Separated or divorced parents may have court orders or informal arrangements that outline who cares for children. These arrangements cover who the children will live with, how much time they will spend with the other parent, and other matters.
If a parent is diagnosed with cancer, these arrangements may or may not need to be changed. Some people with cancer maintain their parenting arrangements, while others may need time without the children to recover.
If a parent is too ill to manage the usual arrangements for a period of time, the parents may want to think about who else can help. This may include the other parent, grandparents, siblings, neighbours and friends.
Even if everybody agrees to the new arrangement informally, the parents may wish to have a parenting plan written, or change an existing parenting plan. Updating the parenting plan can give all of the people involved some certainty with the new schedule.
If the parents can’t agree on the new arrangements, either of them can apply to the Federal Magistrates Court for a parenting order to determine who will care for the child.

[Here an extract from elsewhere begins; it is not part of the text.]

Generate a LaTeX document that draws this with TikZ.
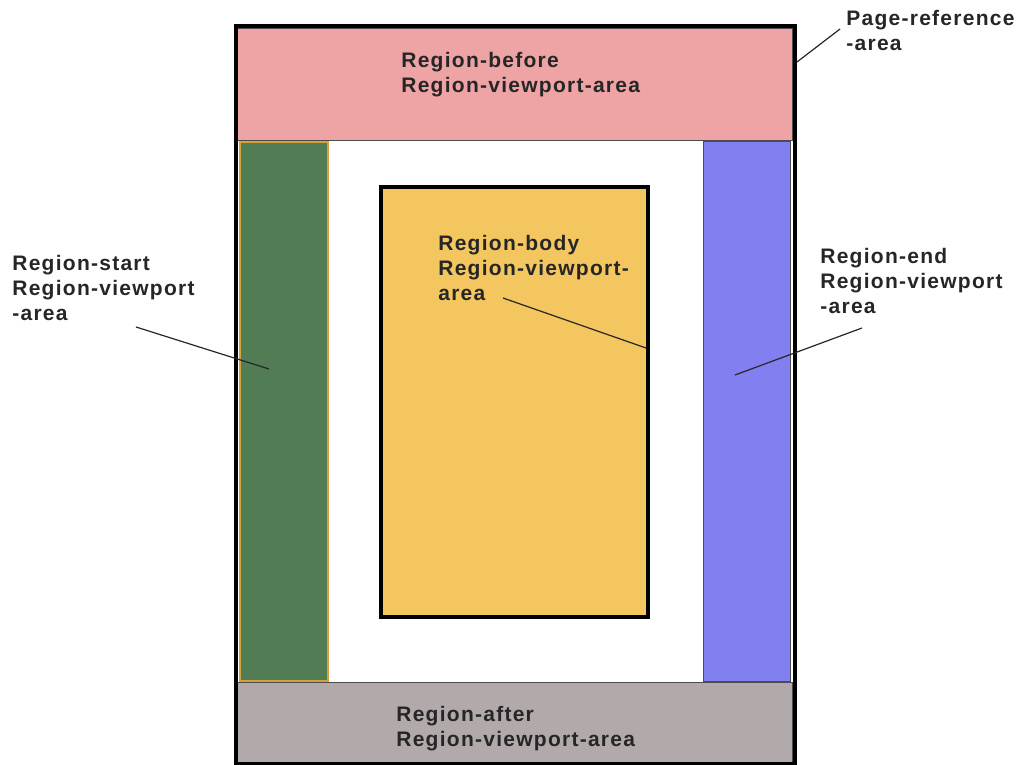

When making a parenting order, the Court’s main concern is the best interests of the child. This includes:
- the capacity of each parent to provide for the child;
- the health of each parent;
- any family violence;
- the relationship between the child and each parent;
- the practical difficulty and expense involved with a child spending time with each parent; and
- the wishes of the child may be taken into account. Generally the court will listen closely to children aged 14 and over, as well as younger children who are very mature.